### GIVEN MATERIAL

** BEGIN **

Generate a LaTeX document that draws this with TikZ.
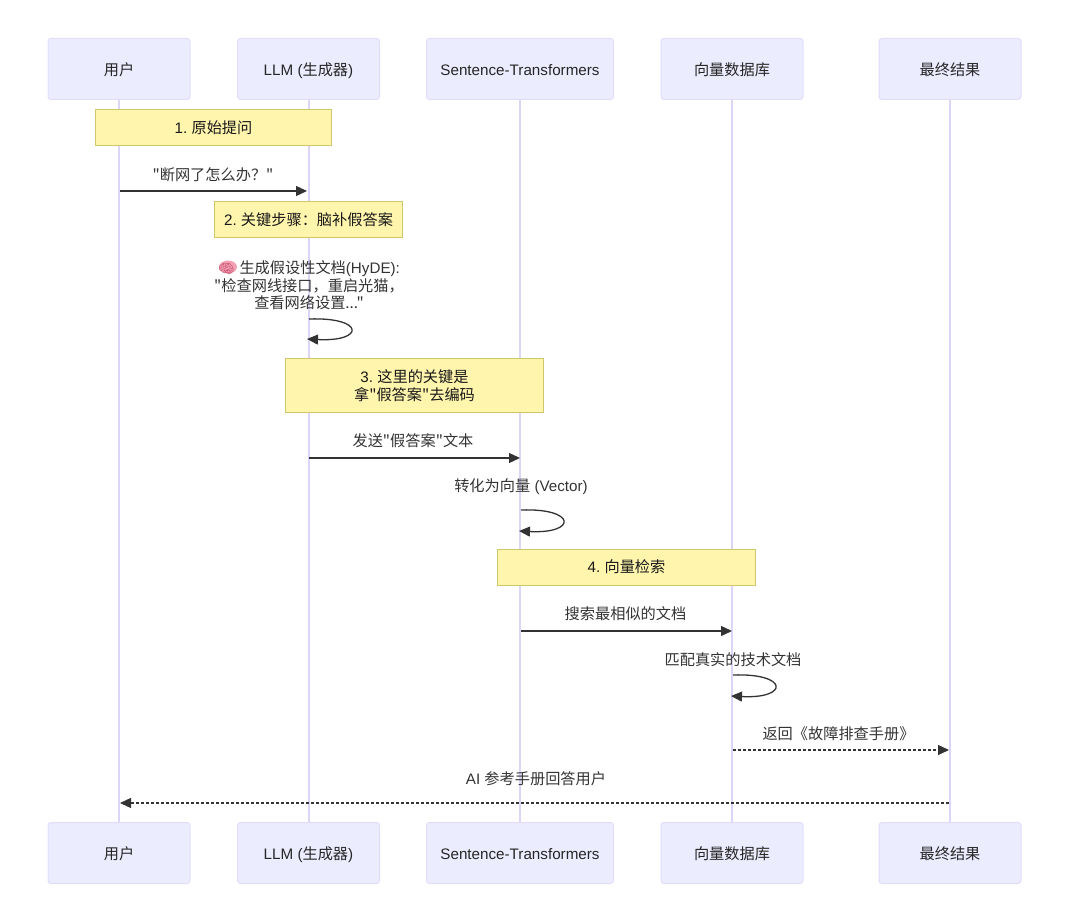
\documentclass[tikz,border=0pt]{standalone}
\usepackage{fontspec}
\setmainfont{Liberation Sans}
\newfontfamily\cjk{Noto Sans CJK SC}
\newfontfamily\emojifont{Noto Emoji}
\usetikzlibrary{arrows.meta}
\definecolor{actorfill}{HTML}{ECECFF}
\definecolor{actorline}{HTML}{E2DCFA}
\definecolor{lifecol}{HTML}{DDD5F8}
\definecolor{notefill}{HTML}{FFF5AD}
\definecolor{noteline}{HTML}{CFC76A}
\definecolor{msgcol}{HTML}{333333}
\definecolor{braincol}{HTML}{C9506E}
\definecolor{brainfill}{HTML}{F2A0B4}
\tikzset{
  actor/.style={draw=actorline, fill=actorfill, line width=1pt, rounded corners=3pt, minimum height=61pt, text=black!85, font=\fontsize{15.2}{17}\selectfont, inner sep=0pt, text height=15pt, text depth=2pt},
  lifeline/.style={draw=lifecol, line width=2pt},
  notebox/.style={draw=noteline, fill=notefill, line width=1pt, text=black!90, font=\fontsize{15.2}{18}\selectfont, align=center, inner sep=0pt},
  msglabel/.style={text=msgcol, font=\fontsize{15.2}{17.5}\selectfont, align=center, inner sep=0pt},
  msg/.style={draw=msgcol, line width=1.3pt, -{Stealth[length=11pt,width=10pt,inset=0pt]}},
  reply/.style={msg, dash pattern=on 2.8pt off 2.2pt},
}
\begin{document}
\frenchspacing
\begin{tikzpicture}[x=1pt,y=-1pt]
\useasboundingbox (0,0) rectangle (1080,920);
% Actors:
\node (userTop) [actor, minimum width=142pt] at (119,69) {{\cjk 用户}};
\node (llmTop) [actor, minimum width=142pt] at (308.5,69) {LLM ({\cjk 生成器})};
\node (stTop) [actor, minimum width=187pt] at (520,69) {Sentence-Transformers};
\node (dbTop) [actor, minimum width=142pt] at (732,69) {{\cjk 向量数据库}};
\node (resTop) [actor, minimum width=142pt] at (950,69) {{\cjk 最终结果}};
\node (userBot) [actor, minimum width=142pt] at (119,853) {{\cjk 用户}};
\node (llmBot) [actor, minimum width=142pt] at (308.5,853) {LLM ({\cjk 生成器})};
\node (stBot) [actor, minimum width=187pt] at (520,853) {Sentence-Transformers};
\node (dbBot) [actor, minimum width=142pt] at (732,853) {{\cjk 向量数据库}};
\node (resBot) [actor, minimum width=142pt] at (950,853) {{\cjk 最终结果}};
% Lifelines:
\draw[lifeline] (userTop) -- (userBot);
\draw[lifeline] (llmTop) -- (llmBot);
\draw[lifeline] (stTop) -- (stBot);
\draw[lifeline] (dbTop) -- (dbBot);
\draw[lifeline] (resTop) -- (resBot);
% Notes:
\node (noteA) [notebox, minimum width=236pt, minimum height=36pt] at (213.5,128) {1. {\cjk 原始提问}};
\node (noteB) [notebox, minimum width=188pt, minimum height=36pt] at (308.5,220) {2. {\cjk 关键步骤：脑补假答案}};
\node (noteC) [notebox, minimum width=258pt, minimum height=54pt] at (414.5,385.5) {3. {\cjk 这里的关键是}\\{\cjk 拿"假答案"去编码}};
\node (noteD) [notebox, minimum width=258pt, minimum height=36pt] at (626.5,567) {4. {\cjk 向量检索}};
% Messages:
\coordinate (askFrom) at (120,191);
\coordinate (askTo) at (307,191);
\coordinate (hydeFrom) at (309,319);
\coordinate (hydeTo) at (307,339);
\coordinate (sendFrom) at (309,458);
\coordinate (sendTo) at (520,458);
\coordinate (vecFrom) at (521,510);
\coordinate (vecTo) at (519,531);
\coordinate (searchFrom) at (521,631);
\coordinate (searchTo) at (732,631);
\coordinate (matchFrom) at (733,675);
\coordinate (matchTo) at (731,696);
\coordinate (backFrom) at (733,750);
\coordinate (backTo) at (949,750);
\coordinate (answerFrom) at (949,803);
\coordinate (answerTo) at (120,803);
\draw[msg] (askFrom) -- (askTo);
\draw[msg] (hydeFrom) .. controls +(56,-2) and +(58,3) .. (hydeTo);
\draw[msg] (sendFrom) -- (sendTo);
\draw[msg] (vecFrom) .. controls +(56,-2) and +(58,3) .. (vecTo);
\draw[msg] (searchFrom) -- (searchTo);
\draw[msg] (matchFrom) .. controls +(56,-2) and +(58,3) .. (matchTo);
\draw[reply] (backFrom) -- (backTo);
\draw[reply] (answerFrom) -- (answerTo);
% Labels:
\fill[brainfill] (228,267) ellipse (9pt and 6.5pt);
\node (askLabel) [msglabel] at (213,175) {{\cjk "断网了怎么办？"}};
\node (hydeLabel) [msglabel] at (309,285.5) {{\fontsize{13}{17.5}\selectfont\emojifont\textcolor{braincol}{\symbol{"1F9E0}}}\hspace{5pt}{\cjk 生成假设性文档}(HyDE):\\{\cjk "检查网线接口，重启光猫，}\\{\cjk 查看网络设置..."}};
\node (sendLabel) [msglabel] at (413,441) {{\cjk 发送"假答案"文本}};
\node (vecLabel) [msglabel] at (521,486.5) {{\cjk 转化为向量} (Vector)};
\node (searchLabel) [msglabel] at (625.5,614) {{\cjk 搜索最相似的文档}};
\node (matchLabel) [msglabel] at (733,660) {{\cjk 匹配真实的技术文档}};
\node (backLabel) [msglabel] at (838.5,734) {{\cjk 返回《故障排查手册》}};
\node (answerLabel) [msglabel] at (536,779) {AI {\cjk 参考手册回答用户}};
\end{tikzpicture}
\end{document}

** END **

### THE EXERCISE
Copy the material above exactly and drop the pictures.

### RESPONSE TO THIS TASK
Generate a LaTeX document that draws this with TikZ.
\documentclass[tikz,border=0pt]{standalone}
\usepackage{fontspec}
\setmainfont{Liberation Sans}
\newfontfamily\cjk{Noto Sans CJK SC}
\newfontfamily\emojifont{Noto Emoji}
\usetikzlibrary{arrows.meta}
\definecolor{actorfill}{HTML}{ECECFF}
\definecolor{actorline}{HTML}{E2DCFA}
\definecolor{lifecol}{HTML}{DDD5F8}
\definecolor{notefill}{HTML}{FFF5AD}
\definecolor{noteline}{HTML}{CFC76A}
\definecolor{msgcol}{HTML}{333333}
\definecolor{braincol}{HTML}{C9506E}
\definecolor{brainfill}{HTML}{F2A0B4}
\tikzset{
  actor/.style={draw=actorline, fill=actorfill, line width=1pt, rounded corners=3pt, minimum height=61pt, text=black!85, font=\fontsize{15.2}{17}\selectfont, inner sep=0pt, text height=15pt, text depth=2pt},
  lifeline/.style={draw=lifecol, line width=2pt},
  notebox/.style={draw=noteline, fill=notefill, line width=1pt, text=black!90, font=\fontsize{15.2}{18}\selectfont, align=center, inner sep=0pt},
  msglabel/.style={text=msgcol, font=\fontsize{15.2}{17.5}\selectfont, align=center, inner sep=0pt},
  msg/.style={draw=msgcol, line width=1.3pt, -{Stealth[length=11pt,width=10pt,inset=0pt]}},
  reply/.style={msg, dash pattern=on 2.8pt off 2.2pt},
}
\begin{document}
\frenchspacing
\begin{tikzpicture}[x=1pt,y=-1pt]
\useasboundingbox (0,0) rectangle (1080,920);
% Actors:
\node (userTop) [actor, minimum width=142pt] at (119,69) {{\cjk 用户}};
\node (llmTop) [actor, minimum width=142pt] at (308.5,69) {LLM ({\cjk 生成器})};
\node (stTop) [actor, minimum width=187pt] at (520,69) {Sentence-Transformers};
\node (dbTop) [actor, minimum width=142pt] at (732,69) {{\cjk 向量数据库}};
\node (resTop) [actor, minimum width=142pt] at (950,69) {{\cjk 最终结果}};
\node (userBot) [actor, minimum width=142pt] at (119,853) {{\cjk 用户}};
\node (llmBot) [actor, minimum width=142pt] at (308.5,853) {LLM ({\cjk 生成器})};
\node (stBot) [actor, minimum width=187pt] at (520,853) {Sentence-Transformers};
\node (dbBot) [actor, minimum width=142pt] at (732,853) {{\cjk 向量数据库}};
\node (resBot) [actor, minimum width=142pt] at (950,853) {{\cjk 最终结果}};
% Lifelines:
\draw[lifeline] (userTop) -- (userBot);
\draw[lifeline] (llmTop) -- (llmBot);
\draw[lifeline] (stTop) -- (stBot);
\draw[lifeline] (dbTop) -- (dbBot);
\draw[lifeline] (resTop) -- (resBot);
% Notes:
\node (noteA) [notebox, minimum width=236pt, minimum height=36pt] at (213.5,128) {1. {\cjk 原始提问}};
\node (noteB) [notebox, minimum width=188pt, minimum height=36pt] at (308.5,220) {2. {\cjk 关键步骤：脑补假答案}};
\node (noteC) [notebox, minimum width=258pt, minimum height=54pt] at (414.5,385.5) {3. {\cjk 这里的关键是}\\{\cjk 拿"假答案"去编码}};
\node (noteD) [notebox, minimum width=258pt, minimum height=36pt] at (626.5,567) {4. {\cjk 向量检索}};
% Messages:
\coordinate (askFrom) at (120,191);
\coordinate (askTo) at (307,191);
\coordinate (hydeFrom) at (309,319);
\coordinate (hydeTo) at (307,339);
\coordinate (sendFrom) at (309,458);
\coordinate (sendTo) at (520,458);
\coordinate (vecFrom) at (521,510);
\coordinate (vecTo) at (519,531);
\coordinate (searchFrom) at (521,631);
\coordinate (searchTo) at (732,631);
\coordinate (matchFrom) at (733,675);
\coordinate (matchTo) at (731,696);
\coordinate (backFrom) at (733,750);
\coordinate (backTo) at (949,750);
\coordinate (answerFrom) at (949,803);
\coordinate (answerTo) at (120,803);
\draw[msg] (askFrom) -- (askTo);
\draw[msg] (hydeFrom) .. controls +(56,-2) and +(58,3) .. (hydeTo);
\draw[msg] (sendFrom) -- (sendTo);
\draw[msg] (vecFrom) .. controls +(56,-2) and +(58,3) .. (vecTo);
\draw[msg] (searchFrom) -- (searchTo);
\draw[msg] (matchFrom) .. controls +(56,-2) and +(58,3) .. (matchTo);
\draw[reply] (backFrom) -- (backTo);
\draw[reply] (answerFrom) -- (answerTo);
% Labels:
\fill[brainfill] (228,267) ellipse (9pt and 6.5pt);
\node (askLabel) [msglabel] at (213,175) {{\cjk "断网了怎么办？"}};
\node (hydeLabel) [msglabel] at (309,285.5) {{\fontsize{13}{17.5}\selectfont\emojifont\textcolor{braincol}{\symbol{"1F9E0}}}\hspace{5pt}{\cjk 生成假设性文档}(HyDE):\\{\cjk "检查网线接口，重启光猫，}\\{\cjk 查看网络设置..."}};
\node (sendLabel) [msglabel] at (413,441) {{\cjk 发送"假答案"文本}};
\node (vecLabel) [msglabel] at (521,486.5) {{\cjk 转化为向量} (Vector)};
\node (searchLabel) [msglabel] at (625.5,614) {{\cjk 搜索最相似的文档}};
\node (matchLabel) [msglabel] at (733,660) {{\cjk 匹配真实的技术文档}};
\node (backLabel) [msglabel] at (838.5,734) {{\cjk 返回《故障排查手册》}};
\node (answerLabel) [msglabel] at (536,779) {AI {\cjk 参考手册回答用户}};
\end{tikzpicture}
\end{document}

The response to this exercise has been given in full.